Is IPTV legal in the UK? A straight answer
"Is IPTV legal?" is one of the most searched TV questions in the UK. Most of the pages answering it are written by people selling IPTV subscriptions, which is a bit like asking a fox whether the henhouse is secure. We make a player app, not a subscription. We've no reason to soften the answer.
The short version
IPTV is a technology, and the technology is legal. Full stop. Whether your IPTV service is legal comes down to one thing: does the provider hold licences for the channels and content it streams? If it does, you're fine. If it doesn't, the service is infringing copyright, and in the UK that has real consequences. Mostly for the people running and selling it, but not only.
IPTV is just plumbing
IPTV stands for Internet Protocol Television. It means TV delivered over your broadband instead of an aerial, a dish, or a cable. That's it.
You almost certainly use IPTV already. BBC iPlayer, ITVX, Netflix; all of them send television over the internet. Nobody asks whether iPlayer is legal, because the BBC obviously has the rights to broadcast BBC channels. The pipes are the same everywhere. What decides legality is the rights behind what flows through them.
What people are actually asking
When someone types "is IPTV legal" into Google, they usually mean something more specific: those subscriptions offering thousands of channels, every sport, every film service, for a few pounds a month.

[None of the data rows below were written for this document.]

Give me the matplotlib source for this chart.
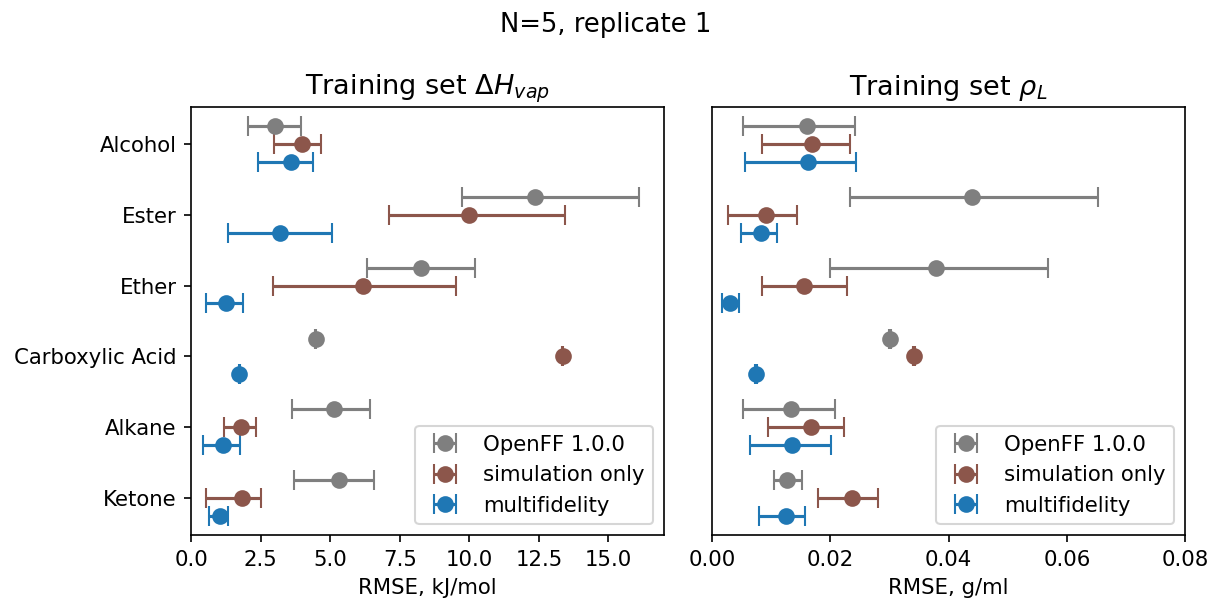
import matplotlib
matplotlib.use("Agg")
import matplotlib.pyplot as plt
import numpy as np

categories = ["Alcohol", "Ester", "Ether", "Carboxylic Acid", "Alkane", "Ketone"]
series_names = ["OpenFF 1.0.0", "simulation only", "multifidelity"]
colors = ["#7f7f7f", "#8c564b", "#1f77b4"]

# Heat of vaporization RMSE (kJ/mol): centre, lower bound, upper bound
hvap_openff = [3.02, 12.37, 8.27, 4.48, 5.13, 5.32]
hvap_openff_lo = [2.04, 9.74, 6.33, 4.46, 3.62, 3.71]
hvap_openff_hi = [3.94, 16.10, 10.19, 4.50, 6.42, 6.57]
hvap_sim = [4.00, 10.00, 6.18, 13.36, 1.81, 1.83]
hvap_sim_lo = [2.97, 7.13, 2.96, 13.34, 1.20, 0.54]
hvap_sim_hi = [4.67, 13.44, 9.53, 13.38, 2.35, 2.52]
hvap_multi = [3.61, 3.21, 1.26, 1.73, 1.14, 1.03]
hvap_multi_lo = [2.42, 1.32, 0.54, 1.71, 0.42, 0.64]
hvap_multi_hi = [4.39, 5.06, 1.86, 1.75, 1.76, 1.32]

# Density RMSE (g/ml)
rho_openff = [0.0160, 0.0439, 0.0378, 0.0301, 0.0134, 0.0127]
rho_openff_lo = [0.0053, 0.0234, 0.0199, 0.0299, 0.0053, 0.0105]
rho_openff_hi = [0.0242, 0.0653, 0.0568, 0.0303, 0.0208, 0.0152]
rho_sim = [0.0169, 0.0092, 0.0156, 0.0341, 0.0168, 0.0236]
rho_sim_lo = [0.0085, 0.0027, 0.0085, 0.0339, 0.0095, 0.0179]
rho_sim_hi = [0.0234, 0.0143, 0.0229, 0.0343, 0.0223, 0.0281]
rho_multi = [0.0162, 0.0083, 0.0031, 0.0074, 0.0136, 0.0125]
rho_multi_lo = [0.0055, 0.0049, 0.0016, 0.0072, 0.0065, 0.0079]
rho_multi_hi = [0.0244, 0.0109, 0.0046, 0.0076, 0.0201, 0.0158]

plt.rcParams["font.size"] = 10.2

fig = plt.figure(figsize=(8.08, 4.0), dpi=150)
ax1 = fig.add_axes([0.1576, 0.1083, 0.3903, 0.7133])
ax2 = fig.add_axes([0.5875, 0.1083, 0.3903, 0.7133])

offsets = [-0.25, 0.0, 0.25]
ypos = np.arange(len(categories))

def draw(ax, data):
    for k, (c, lo, hi) in enumerate(data):
        c = np.array(c); lo = np.array(lo); hi = np.array(hi)
        ax.errorbar(c, ypos + offsets[k], xerr=[c - lo, hi - c], fmt="o",
                    color=colors[k], markersize=7, capsize=5, lw=1.5,
                    label=series_names[k])

draw(ax1, [(hvap_openff, hvap_openff_lo, hvap_openff_hi),
           (hvap_sim, hvap_sim_lo, hvap_sim_hi),
           (hvap_multi, hvap_multi_lo, hvap_multi_hi)])
draw(ax2, [(rho_openff, rho_openff_lo, rho_openff_hi),
           (rho_sim, rho_sim_lo, rho_sim_hi),
           (rho_multi, rho_multi_lo, rho_multi_hi)])

ax1.set_yticks(ypos)
ax1.set_yticklabels(categories)
ax1.invert_yaxis()
ax2.set_yticks([])
ax2.set_ylim(ax1.get_ylim())

ax1.set_xlim(0, 17.0)
ax1.set_xticks([0, 2.5, 5, 7.5, 10, 12.5, 15])
ax2.set_xlim(0, 0.08)
ax2.set_xticks([0, 0.02, 0.04, 0.06, 0.08])

ax1.set_xlabel("RMSE, kJ/mol")
ax2.set_xlabel("RMSE, g/ml")
ax1.set_title(r"Training set $\Delta H_{vap}$", fontsize=13)
ax2.set_title(r"Training set $\rho_L$", fontsize=13)

ax1.legend(loc="lower right")
ax2.legend(loc="lower right")

fig.suptitle("N=5, replicate 1", fontsize=12.4, y=0.98)

fig.savefig("out.png", dpi=150)
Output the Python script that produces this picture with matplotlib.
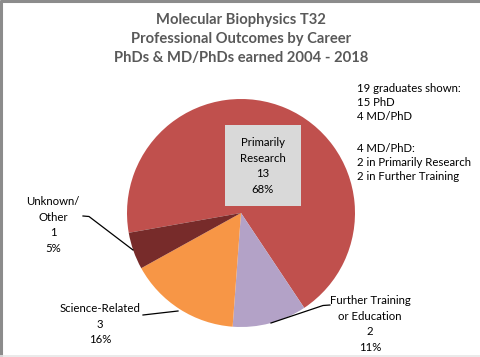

Apply common sense to that offer. Broadcasters pay billions for premium sport and film rights. A service selling you every major sports and film service for a few pounds a month cannot have paid for any of it. Those services stream copyrighted content without permission, which is illegal under UK law. There's no grey area on the supply side. It's piracy with a subscribe button.
What the law says
Three pieces of legislation do the work.
Copyright, Designs and Patents Act 1988. The foundation. Broadcasters and rights holders have exclusive rights to their content. Redistributing broadcasts without a licence infringes those rights.
Digital Economy Act 2017. Raised the maximum sentence for commercial-scale online copyright infringement to ten years. Aimed at the people running and selling unlicensed services.
Fraud Act 2006. Has been used against people knowingly buying and selling access to pirated streams.
Enforcement is run largely by FACT (the Federation Against Copyright Theft) working with rights holders and the police. In practice it targets the supply side: operators, resellers, people selling "fully loaded" boxes. Sellers have gone to prison. Individual viewers are a lower priority, but lower priority is not the same as legal. People who bought pirate subscriptions have received warning letters, and payment details held by pirate services have a habit of ending up in the wrong hands.
Where does a player app like seefax sit?
An IPTV player is neutral software, the same way a browser or VLC is. seefax ships with no channels, no subscriptions, no content of any kind. You connect the login details your own provider gives you and the app plays what that provider streams.
So the legality of what you watch through seefax is decided by your provider, not the app. If your source is a licensed broadcaster or a free-to-air playlist, you're fine. If your source is an unlicensed reseller, a nicer player doesn't change that. We're the television set, not the broadcaster.
How to tell a legal service from an illegal one
You don't need a law degree. Four checks cover it.
- The price passes the sniff test. Licensed content costs real money. If the offer is everything for almost nothing, the rights were never paid for.
- The company is findable. A UK-registered business, a real support channel, VAT receipts. Pirate services hide behind Telegram handles and crypto payments.
- It doesn't promise the impossible. No legitimate service offers every premium sports channel from every country in one bundle. Rights are sold separately, by territory, on purpose.
- It doesn't tell you to hide. A provider insisting you must use a VPN "or it won't work" is telling you something about itself.
Frequently asked
Is owning an IPTV box or app illegal?
No. Boxes, sticks, and player apps are legal hardware and software. The question is only ever about the content source.
Can I get in trouble just for watching?
UK enforcement has focused on sellers and operators, not viewers at home. But watching knowingly pirated streams isn't lawful, and viewers of pirate services have received warnings. You've also handed your card details to criminals, which tends to end badly regardless of the law.
Does a VPN make it legal?
No. A VPN changes who can see your traffic, not whether the stream was licensed. More on this in our VPN post.
Is free IPTV always illegal?
No. There's a surprising amount of genuinely free, genuinely legal TV, including thousands of free-to-air channels. We've covered how to try it in a separate post.